§ Instruction: Single out the lines that include the word "this". Copy them.

§ Extracted material:
======
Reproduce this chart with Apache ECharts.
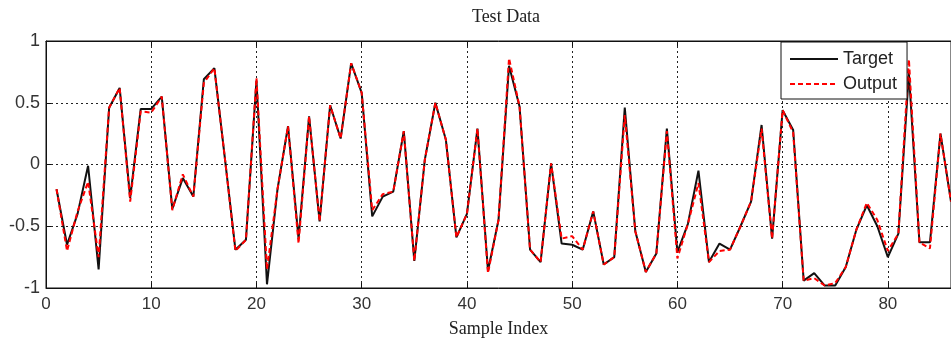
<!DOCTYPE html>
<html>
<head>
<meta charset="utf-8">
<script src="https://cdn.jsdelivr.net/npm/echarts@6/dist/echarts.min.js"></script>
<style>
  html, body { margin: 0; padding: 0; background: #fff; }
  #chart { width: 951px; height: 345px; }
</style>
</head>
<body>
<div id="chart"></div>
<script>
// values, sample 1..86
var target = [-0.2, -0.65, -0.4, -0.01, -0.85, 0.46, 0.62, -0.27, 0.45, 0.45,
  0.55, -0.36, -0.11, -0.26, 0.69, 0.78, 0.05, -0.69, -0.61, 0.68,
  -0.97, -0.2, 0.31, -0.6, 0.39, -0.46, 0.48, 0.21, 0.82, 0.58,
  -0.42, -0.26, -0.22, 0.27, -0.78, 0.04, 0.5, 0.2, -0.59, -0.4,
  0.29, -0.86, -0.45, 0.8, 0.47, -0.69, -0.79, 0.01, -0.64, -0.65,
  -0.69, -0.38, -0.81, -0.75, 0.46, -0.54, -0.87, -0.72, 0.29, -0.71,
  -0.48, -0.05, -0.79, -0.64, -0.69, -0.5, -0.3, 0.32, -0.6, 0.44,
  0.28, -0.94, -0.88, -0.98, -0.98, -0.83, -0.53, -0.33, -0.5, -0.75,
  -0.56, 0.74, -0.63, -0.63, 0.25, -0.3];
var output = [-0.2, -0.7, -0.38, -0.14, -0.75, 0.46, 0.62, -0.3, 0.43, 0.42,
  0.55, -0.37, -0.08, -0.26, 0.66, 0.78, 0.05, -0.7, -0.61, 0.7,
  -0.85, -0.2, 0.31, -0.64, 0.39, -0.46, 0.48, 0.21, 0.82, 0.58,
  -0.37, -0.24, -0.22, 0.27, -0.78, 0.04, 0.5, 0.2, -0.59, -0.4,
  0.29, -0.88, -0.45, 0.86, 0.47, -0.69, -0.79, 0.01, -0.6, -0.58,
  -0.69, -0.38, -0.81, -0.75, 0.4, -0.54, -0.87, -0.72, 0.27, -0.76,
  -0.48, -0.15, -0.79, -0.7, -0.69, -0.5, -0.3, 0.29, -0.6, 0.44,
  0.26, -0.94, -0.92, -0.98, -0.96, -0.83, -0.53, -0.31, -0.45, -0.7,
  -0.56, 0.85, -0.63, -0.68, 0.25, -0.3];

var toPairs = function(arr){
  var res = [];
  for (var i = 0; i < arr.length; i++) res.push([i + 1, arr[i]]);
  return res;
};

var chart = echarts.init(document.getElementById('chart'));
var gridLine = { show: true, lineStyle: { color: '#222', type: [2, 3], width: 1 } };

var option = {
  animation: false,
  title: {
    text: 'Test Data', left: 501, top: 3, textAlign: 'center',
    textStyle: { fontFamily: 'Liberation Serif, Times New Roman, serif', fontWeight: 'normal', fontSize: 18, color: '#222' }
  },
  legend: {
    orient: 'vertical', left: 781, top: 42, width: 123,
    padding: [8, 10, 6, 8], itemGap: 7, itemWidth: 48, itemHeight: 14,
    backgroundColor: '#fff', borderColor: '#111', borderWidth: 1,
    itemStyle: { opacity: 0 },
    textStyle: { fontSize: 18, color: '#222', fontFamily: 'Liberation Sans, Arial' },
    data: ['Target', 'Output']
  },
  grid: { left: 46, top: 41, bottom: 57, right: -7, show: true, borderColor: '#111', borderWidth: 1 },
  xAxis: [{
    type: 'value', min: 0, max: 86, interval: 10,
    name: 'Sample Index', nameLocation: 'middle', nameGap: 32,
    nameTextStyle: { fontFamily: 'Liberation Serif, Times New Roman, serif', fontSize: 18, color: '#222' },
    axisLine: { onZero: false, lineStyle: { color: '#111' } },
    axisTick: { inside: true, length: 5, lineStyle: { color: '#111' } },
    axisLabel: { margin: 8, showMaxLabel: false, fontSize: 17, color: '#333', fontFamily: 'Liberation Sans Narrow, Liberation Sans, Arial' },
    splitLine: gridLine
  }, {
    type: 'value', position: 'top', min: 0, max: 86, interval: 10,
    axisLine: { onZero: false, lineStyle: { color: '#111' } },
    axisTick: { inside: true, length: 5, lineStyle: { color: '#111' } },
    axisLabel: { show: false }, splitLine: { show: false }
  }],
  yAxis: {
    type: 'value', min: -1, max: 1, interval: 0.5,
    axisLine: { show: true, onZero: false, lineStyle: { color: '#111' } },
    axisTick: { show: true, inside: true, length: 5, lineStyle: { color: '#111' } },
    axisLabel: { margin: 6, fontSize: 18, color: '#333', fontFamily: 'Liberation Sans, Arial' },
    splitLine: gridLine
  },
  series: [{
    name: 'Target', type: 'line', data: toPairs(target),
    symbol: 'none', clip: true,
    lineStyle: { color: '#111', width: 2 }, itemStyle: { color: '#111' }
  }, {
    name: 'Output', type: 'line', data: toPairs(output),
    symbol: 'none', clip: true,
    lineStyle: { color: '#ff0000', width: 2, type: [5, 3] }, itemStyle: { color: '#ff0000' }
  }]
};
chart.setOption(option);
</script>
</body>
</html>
======
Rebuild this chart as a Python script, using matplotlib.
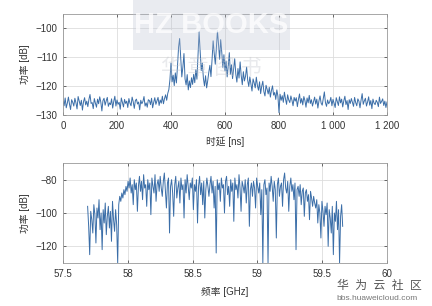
======
§ Right answer:
Reproduce this chart with Apache ECharts.
Rebuild this chart as a Python script, using matplotlib.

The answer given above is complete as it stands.